• **PROBLEM REQUIREMENTS**: Using the data below, return word for word every line from the one holding "Give me the matplotlib source for this chart." down to the one holding "plt.rcParams['font.family'] = ['Liberation". Leave pictures out.
* * * * *
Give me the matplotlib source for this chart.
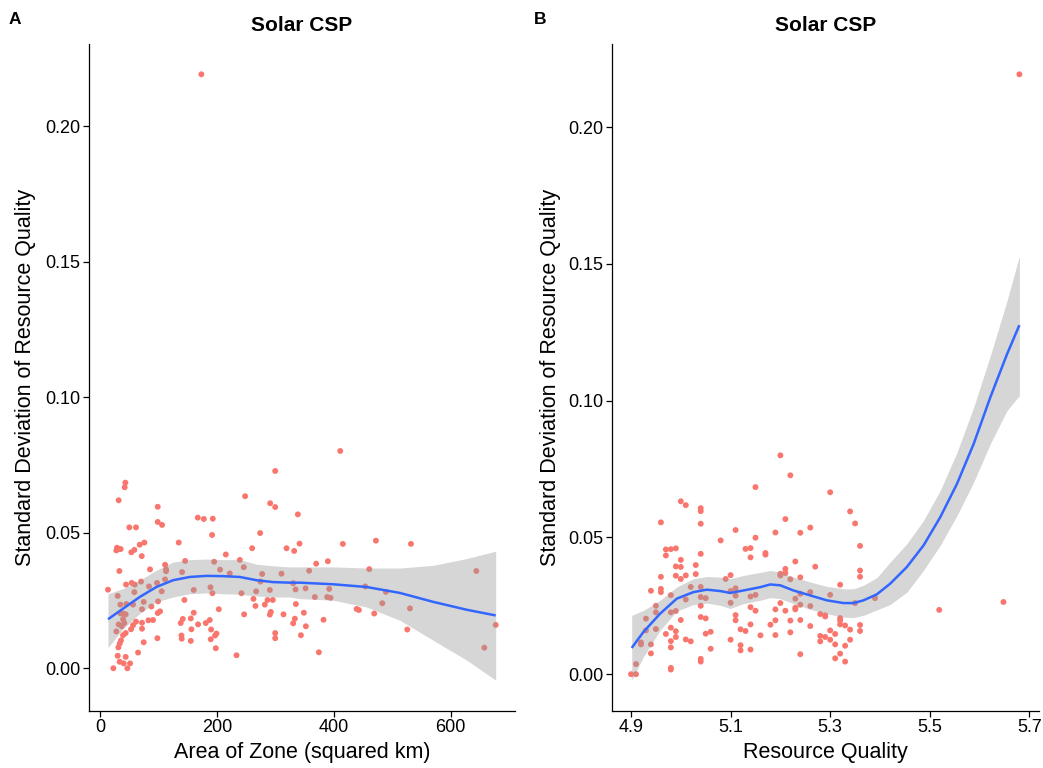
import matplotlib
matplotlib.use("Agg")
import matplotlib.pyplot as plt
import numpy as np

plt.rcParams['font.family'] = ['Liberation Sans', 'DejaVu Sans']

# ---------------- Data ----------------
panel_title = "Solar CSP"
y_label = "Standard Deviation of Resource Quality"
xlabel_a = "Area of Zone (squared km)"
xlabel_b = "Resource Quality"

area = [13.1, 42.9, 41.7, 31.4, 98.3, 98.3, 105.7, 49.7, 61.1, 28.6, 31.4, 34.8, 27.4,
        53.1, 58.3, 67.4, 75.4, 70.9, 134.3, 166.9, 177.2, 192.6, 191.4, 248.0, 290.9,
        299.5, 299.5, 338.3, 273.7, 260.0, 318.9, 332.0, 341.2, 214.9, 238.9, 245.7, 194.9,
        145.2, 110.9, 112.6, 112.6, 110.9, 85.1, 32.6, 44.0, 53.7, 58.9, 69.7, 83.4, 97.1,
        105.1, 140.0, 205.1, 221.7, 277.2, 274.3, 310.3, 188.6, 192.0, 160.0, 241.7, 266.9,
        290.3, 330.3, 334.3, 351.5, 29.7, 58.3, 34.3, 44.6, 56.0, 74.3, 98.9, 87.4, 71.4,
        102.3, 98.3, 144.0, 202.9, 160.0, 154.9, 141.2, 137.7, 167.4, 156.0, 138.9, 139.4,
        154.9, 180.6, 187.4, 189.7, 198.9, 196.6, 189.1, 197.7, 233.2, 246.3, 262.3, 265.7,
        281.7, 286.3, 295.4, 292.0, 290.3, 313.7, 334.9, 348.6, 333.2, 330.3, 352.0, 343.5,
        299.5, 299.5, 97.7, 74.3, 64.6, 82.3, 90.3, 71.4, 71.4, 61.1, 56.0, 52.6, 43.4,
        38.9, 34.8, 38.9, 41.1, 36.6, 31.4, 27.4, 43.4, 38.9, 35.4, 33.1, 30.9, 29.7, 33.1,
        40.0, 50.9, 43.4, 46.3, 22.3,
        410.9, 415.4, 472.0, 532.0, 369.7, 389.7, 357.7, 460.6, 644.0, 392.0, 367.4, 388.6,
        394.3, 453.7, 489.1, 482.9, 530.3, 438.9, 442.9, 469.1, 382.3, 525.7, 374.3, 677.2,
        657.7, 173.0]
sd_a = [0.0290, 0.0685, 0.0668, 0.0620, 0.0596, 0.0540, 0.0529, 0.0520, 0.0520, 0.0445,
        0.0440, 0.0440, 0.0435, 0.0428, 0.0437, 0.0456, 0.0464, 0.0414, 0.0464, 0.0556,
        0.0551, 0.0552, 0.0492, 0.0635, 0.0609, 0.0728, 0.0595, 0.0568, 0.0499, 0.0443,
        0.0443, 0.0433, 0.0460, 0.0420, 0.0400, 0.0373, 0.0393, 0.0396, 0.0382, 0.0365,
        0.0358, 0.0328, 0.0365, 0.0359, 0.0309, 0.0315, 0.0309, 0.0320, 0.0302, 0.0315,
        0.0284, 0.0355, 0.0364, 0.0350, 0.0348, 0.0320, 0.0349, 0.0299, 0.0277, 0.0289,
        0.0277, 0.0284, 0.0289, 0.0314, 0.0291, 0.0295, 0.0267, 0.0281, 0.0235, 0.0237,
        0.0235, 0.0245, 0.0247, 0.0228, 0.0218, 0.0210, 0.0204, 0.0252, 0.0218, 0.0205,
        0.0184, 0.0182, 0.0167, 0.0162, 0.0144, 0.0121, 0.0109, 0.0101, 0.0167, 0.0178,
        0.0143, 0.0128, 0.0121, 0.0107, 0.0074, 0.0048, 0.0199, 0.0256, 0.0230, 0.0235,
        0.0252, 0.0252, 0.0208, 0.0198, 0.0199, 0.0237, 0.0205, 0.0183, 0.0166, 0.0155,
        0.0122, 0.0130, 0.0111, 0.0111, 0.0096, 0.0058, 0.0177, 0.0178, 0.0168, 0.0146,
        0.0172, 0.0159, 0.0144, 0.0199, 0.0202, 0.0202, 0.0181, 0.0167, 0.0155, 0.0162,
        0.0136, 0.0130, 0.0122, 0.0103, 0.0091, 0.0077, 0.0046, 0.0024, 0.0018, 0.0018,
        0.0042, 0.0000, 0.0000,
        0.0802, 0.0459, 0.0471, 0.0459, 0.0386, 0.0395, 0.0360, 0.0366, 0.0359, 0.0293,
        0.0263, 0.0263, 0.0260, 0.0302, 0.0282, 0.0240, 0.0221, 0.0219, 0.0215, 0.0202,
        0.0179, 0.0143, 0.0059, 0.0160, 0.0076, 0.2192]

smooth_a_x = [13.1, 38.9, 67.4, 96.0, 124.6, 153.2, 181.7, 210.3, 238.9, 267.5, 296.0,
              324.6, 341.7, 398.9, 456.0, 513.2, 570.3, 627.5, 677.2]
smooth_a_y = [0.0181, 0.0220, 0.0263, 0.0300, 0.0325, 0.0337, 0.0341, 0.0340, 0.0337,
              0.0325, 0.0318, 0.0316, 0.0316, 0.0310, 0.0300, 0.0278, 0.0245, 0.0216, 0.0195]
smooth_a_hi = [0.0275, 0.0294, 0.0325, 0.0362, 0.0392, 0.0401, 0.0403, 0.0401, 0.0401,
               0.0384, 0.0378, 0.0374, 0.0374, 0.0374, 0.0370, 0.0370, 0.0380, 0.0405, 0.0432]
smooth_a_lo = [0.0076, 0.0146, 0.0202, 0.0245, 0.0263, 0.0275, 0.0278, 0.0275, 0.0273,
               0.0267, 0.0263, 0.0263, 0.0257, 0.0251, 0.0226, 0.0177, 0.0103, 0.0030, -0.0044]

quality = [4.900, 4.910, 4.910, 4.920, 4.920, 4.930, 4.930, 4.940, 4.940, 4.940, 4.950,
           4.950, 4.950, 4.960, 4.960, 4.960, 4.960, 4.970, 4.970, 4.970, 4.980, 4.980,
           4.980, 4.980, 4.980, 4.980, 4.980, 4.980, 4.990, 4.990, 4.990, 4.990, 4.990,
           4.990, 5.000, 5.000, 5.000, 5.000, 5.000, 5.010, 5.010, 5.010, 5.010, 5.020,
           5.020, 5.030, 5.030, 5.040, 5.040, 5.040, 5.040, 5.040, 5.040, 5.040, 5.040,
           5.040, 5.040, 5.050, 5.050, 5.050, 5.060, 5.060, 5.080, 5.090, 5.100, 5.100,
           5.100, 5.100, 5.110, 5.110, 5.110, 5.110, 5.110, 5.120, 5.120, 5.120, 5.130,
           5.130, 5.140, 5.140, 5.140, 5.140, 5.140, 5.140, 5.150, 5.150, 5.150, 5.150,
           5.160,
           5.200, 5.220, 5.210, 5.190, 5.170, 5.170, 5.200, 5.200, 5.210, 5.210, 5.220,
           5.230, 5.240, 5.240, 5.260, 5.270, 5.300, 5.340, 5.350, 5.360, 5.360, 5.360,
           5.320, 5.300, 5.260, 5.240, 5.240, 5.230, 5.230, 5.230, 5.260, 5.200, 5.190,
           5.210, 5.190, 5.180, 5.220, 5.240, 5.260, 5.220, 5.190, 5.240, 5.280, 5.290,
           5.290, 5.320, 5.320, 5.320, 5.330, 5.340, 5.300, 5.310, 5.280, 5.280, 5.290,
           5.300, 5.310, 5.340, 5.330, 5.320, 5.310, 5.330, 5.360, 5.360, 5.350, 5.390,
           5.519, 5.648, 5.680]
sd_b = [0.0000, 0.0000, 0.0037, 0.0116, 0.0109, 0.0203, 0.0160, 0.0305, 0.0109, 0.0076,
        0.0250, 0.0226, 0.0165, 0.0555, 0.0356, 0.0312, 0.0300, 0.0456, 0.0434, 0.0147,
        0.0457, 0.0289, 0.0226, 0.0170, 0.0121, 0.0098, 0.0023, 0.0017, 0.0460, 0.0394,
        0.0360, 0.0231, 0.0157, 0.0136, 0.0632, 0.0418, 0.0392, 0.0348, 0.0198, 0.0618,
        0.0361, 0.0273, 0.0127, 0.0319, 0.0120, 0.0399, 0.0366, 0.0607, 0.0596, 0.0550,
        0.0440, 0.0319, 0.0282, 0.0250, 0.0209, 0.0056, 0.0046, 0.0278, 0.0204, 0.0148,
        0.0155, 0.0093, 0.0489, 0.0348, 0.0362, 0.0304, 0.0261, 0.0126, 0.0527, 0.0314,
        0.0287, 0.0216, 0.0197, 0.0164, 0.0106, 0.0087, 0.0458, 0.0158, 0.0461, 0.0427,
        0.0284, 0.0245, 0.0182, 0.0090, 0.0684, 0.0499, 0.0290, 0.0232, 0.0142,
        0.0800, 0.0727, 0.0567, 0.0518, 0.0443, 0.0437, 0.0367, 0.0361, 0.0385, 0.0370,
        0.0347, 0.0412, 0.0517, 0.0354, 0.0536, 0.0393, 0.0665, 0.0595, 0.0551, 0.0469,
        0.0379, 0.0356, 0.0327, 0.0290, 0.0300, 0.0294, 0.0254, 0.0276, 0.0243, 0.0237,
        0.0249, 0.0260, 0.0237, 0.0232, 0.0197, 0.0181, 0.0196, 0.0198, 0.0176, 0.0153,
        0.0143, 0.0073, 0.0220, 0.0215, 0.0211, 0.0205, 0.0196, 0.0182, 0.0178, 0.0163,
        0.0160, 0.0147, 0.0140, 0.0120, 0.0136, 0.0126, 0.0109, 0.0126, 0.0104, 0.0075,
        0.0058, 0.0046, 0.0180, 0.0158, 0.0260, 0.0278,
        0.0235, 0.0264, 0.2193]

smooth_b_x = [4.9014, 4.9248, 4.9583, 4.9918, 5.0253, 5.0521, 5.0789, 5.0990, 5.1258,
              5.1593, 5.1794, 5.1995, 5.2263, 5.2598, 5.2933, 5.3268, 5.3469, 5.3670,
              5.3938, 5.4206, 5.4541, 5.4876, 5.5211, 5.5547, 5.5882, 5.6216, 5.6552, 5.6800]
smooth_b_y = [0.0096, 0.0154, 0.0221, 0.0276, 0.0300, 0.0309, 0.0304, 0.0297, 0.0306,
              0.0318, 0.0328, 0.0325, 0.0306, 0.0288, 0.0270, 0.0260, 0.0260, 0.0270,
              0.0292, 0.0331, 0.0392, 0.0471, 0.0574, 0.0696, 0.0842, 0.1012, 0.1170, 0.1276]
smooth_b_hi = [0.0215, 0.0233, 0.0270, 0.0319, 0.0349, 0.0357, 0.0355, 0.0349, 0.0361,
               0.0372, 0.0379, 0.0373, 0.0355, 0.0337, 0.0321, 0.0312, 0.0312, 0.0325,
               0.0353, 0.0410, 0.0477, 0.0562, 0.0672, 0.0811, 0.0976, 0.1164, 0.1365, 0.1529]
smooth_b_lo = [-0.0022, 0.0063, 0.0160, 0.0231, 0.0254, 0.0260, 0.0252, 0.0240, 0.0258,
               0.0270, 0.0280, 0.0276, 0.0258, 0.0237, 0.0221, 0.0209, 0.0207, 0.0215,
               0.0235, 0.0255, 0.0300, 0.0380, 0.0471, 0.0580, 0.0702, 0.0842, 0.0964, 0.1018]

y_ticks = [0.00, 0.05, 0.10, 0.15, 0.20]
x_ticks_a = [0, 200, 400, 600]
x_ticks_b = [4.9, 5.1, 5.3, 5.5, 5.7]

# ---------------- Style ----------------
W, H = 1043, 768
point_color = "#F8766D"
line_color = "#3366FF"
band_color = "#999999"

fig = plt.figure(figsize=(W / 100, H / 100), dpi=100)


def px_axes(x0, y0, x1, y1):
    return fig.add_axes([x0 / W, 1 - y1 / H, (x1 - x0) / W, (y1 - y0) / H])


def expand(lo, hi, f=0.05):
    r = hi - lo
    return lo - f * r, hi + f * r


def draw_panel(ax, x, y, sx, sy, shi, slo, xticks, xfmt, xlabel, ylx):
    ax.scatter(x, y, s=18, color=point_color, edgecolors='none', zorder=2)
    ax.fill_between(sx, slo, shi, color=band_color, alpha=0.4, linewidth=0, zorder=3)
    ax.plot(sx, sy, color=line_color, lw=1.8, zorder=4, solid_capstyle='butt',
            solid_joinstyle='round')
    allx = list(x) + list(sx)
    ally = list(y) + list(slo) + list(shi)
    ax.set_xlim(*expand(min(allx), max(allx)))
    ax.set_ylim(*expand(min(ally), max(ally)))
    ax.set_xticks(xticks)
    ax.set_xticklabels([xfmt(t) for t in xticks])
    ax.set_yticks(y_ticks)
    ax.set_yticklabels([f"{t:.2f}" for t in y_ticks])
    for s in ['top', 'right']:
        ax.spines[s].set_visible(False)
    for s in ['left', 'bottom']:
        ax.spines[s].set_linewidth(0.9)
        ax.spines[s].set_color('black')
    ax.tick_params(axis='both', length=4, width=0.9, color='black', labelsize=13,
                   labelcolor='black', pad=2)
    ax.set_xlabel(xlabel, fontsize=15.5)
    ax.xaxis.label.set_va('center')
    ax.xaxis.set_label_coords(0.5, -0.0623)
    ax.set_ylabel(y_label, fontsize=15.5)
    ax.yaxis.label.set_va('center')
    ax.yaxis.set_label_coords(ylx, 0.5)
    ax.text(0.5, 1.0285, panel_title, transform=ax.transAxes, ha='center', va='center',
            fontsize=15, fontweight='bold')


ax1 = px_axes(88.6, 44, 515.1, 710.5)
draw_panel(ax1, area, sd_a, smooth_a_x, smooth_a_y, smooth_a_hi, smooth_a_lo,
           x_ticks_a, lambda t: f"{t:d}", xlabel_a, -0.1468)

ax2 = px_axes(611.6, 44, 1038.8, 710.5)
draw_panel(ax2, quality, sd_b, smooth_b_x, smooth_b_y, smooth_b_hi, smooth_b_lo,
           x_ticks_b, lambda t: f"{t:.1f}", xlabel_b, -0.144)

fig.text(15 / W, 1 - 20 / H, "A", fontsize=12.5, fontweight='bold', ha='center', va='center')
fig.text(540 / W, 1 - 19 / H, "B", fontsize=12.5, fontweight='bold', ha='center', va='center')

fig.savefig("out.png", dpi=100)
* * * * *
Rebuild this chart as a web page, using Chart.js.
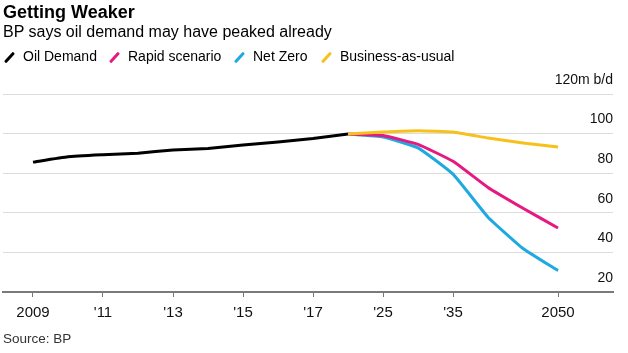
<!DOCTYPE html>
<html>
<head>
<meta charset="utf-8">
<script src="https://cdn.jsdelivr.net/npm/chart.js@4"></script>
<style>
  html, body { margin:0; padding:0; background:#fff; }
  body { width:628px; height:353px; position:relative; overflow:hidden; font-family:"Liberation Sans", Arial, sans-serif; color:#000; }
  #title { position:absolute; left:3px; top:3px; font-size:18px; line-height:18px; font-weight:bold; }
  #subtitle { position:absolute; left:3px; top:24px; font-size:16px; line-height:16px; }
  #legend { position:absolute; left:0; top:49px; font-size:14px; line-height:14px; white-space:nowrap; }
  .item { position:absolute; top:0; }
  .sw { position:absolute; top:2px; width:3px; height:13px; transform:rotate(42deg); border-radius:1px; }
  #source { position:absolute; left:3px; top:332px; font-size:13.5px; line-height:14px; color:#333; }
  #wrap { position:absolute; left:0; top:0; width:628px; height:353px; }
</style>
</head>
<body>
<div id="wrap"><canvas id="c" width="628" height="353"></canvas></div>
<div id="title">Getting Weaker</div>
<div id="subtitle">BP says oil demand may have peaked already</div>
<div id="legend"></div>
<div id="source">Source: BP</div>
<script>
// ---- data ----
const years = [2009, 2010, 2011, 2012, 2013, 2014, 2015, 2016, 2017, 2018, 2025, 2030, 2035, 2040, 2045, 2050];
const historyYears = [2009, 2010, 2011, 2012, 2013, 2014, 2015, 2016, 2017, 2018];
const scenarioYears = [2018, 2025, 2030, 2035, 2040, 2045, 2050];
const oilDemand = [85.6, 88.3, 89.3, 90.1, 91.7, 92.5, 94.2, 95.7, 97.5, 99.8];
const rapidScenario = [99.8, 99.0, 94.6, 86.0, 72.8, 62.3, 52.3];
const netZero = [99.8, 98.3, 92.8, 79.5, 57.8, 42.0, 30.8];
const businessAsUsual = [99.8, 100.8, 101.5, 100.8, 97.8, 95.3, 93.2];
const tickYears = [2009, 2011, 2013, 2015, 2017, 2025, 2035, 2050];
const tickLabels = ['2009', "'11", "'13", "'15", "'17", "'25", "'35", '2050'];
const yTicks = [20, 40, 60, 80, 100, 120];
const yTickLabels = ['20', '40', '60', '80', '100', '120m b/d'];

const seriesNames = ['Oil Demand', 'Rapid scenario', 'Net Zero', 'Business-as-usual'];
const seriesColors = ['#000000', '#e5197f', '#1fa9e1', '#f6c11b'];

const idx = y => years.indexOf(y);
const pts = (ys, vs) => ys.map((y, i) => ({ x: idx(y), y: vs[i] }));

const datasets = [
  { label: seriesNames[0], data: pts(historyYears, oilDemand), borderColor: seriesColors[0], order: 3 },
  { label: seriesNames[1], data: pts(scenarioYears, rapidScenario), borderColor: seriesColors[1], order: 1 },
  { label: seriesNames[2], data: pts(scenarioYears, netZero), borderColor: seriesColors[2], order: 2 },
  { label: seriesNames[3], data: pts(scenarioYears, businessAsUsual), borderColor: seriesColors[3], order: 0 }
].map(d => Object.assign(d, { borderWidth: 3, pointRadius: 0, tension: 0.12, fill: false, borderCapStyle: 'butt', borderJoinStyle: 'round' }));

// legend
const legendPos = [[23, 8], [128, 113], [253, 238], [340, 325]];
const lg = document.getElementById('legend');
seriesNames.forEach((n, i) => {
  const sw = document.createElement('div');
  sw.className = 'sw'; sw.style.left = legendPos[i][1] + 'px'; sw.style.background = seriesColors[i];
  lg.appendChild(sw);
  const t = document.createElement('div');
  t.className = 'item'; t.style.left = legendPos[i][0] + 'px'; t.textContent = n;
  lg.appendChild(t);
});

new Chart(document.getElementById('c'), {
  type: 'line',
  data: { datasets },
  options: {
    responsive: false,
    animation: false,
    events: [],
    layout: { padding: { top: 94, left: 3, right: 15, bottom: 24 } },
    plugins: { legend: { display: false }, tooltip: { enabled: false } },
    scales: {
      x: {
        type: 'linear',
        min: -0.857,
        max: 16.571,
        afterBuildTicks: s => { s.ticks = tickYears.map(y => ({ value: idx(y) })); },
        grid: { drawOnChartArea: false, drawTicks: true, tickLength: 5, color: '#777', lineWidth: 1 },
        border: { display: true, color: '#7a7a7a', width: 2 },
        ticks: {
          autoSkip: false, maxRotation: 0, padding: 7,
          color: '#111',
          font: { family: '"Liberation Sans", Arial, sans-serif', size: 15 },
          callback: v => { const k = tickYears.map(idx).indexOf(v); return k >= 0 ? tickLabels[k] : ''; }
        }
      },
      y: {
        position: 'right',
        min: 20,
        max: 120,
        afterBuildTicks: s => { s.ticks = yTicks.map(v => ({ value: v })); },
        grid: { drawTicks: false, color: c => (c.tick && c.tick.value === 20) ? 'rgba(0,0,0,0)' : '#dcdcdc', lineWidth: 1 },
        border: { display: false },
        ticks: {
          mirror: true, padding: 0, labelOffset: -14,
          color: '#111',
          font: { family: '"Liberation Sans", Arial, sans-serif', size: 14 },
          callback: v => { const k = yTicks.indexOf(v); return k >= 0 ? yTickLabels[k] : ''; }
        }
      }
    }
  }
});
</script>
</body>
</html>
* * * * *
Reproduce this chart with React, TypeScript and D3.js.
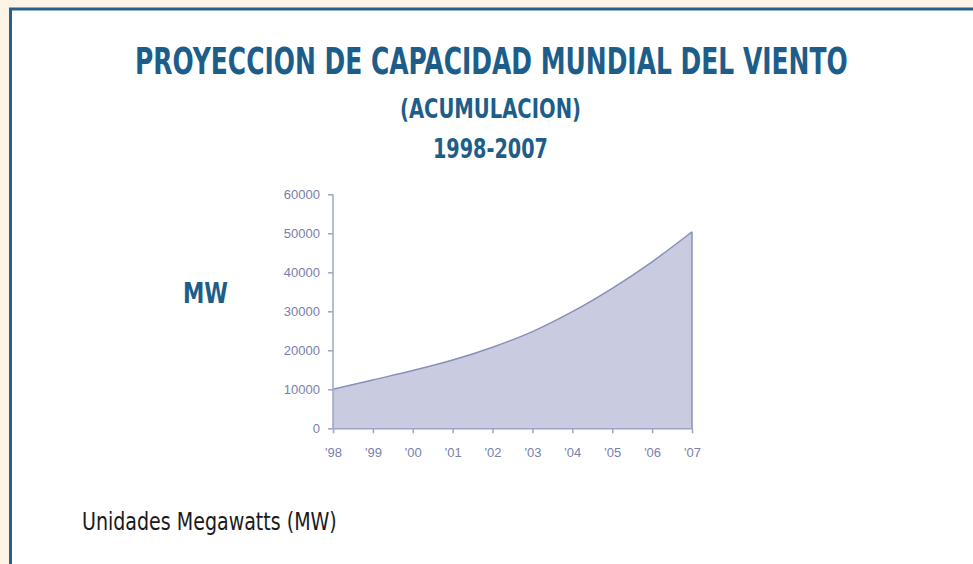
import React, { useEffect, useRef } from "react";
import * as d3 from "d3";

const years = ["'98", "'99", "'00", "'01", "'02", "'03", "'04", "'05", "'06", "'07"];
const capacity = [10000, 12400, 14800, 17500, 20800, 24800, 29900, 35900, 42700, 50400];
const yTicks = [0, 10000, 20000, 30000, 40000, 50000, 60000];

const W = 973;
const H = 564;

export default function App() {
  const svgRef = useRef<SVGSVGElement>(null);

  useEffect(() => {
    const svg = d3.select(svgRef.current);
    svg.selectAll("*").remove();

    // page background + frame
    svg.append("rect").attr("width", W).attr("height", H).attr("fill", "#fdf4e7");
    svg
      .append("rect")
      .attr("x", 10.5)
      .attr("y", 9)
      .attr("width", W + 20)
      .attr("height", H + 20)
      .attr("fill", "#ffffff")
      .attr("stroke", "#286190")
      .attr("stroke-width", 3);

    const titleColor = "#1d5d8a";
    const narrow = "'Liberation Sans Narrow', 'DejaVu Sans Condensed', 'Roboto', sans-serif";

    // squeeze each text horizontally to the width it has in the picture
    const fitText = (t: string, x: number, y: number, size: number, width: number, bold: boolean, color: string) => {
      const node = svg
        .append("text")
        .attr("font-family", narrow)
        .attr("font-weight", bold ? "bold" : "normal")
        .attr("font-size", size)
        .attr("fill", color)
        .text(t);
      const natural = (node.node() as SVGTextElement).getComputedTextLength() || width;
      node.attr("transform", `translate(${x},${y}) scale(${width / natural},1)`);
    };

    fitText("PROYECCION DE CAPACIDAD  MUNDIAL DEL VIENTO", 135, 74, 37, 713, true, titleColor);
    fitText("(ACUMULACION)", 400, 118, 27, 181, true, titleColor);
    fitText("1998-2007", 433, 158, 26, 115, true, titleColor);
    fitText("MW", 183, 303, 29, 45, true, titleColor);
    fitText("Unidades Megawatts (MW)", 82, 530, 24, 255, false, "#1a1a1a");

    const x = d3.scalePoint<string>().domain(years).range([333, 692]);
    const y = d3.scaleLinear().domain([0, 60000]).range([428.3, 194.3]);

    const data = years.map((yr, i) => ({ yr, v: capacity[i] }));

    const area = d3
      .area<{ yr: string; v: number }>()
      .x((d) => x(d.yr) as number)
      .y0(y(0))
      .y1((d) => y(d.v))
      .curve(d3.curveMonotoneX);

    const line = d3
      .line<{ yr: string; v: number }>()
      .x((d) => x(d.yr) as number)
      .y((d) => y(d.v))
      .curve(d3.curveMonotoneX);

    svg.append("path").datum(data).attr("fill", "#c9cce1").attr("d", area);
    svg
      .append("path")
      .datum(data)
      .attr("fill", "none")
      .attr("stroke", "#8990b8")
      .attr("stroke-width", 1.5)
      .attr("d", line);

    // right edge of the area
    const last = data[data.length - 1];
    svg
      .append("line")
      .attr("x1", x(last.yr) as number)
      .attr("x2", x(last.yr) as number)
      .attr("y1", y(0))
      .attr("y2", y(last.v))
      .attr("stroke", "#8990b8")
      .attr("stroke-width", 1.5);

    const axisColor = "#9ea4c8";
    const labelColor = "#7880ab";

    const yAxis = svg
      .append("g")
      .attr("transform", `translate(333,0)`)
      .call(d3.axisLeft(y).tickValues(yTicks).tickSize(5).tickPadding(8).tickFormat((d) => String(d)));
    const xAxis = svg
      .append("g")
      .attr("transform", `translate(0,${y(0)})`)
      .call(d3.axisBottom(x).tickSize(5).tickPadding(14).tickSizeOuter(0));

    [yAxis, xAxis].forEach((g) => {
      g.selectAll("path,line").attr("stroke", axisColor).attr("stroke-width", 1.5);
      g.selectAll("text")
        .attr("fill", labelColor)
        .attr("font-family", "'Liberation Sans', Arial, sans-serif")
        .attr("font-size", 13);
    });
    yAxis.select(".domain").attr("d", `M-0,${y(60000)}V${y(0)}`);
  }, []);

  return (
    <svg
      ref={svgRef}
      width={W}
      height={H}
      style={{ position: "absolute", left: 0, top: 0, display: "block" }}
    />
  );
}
* * * * *
• **ANSWER IN FULL**:
Give me the matplotlib source for this chart.
import matplotlib
matplotlib.use("Agg")
import matplotlib.pyplot as plt
import numpy as np

plt.rcParams['font.family'] = ['Liberation Sans', 'DejaVu Sans']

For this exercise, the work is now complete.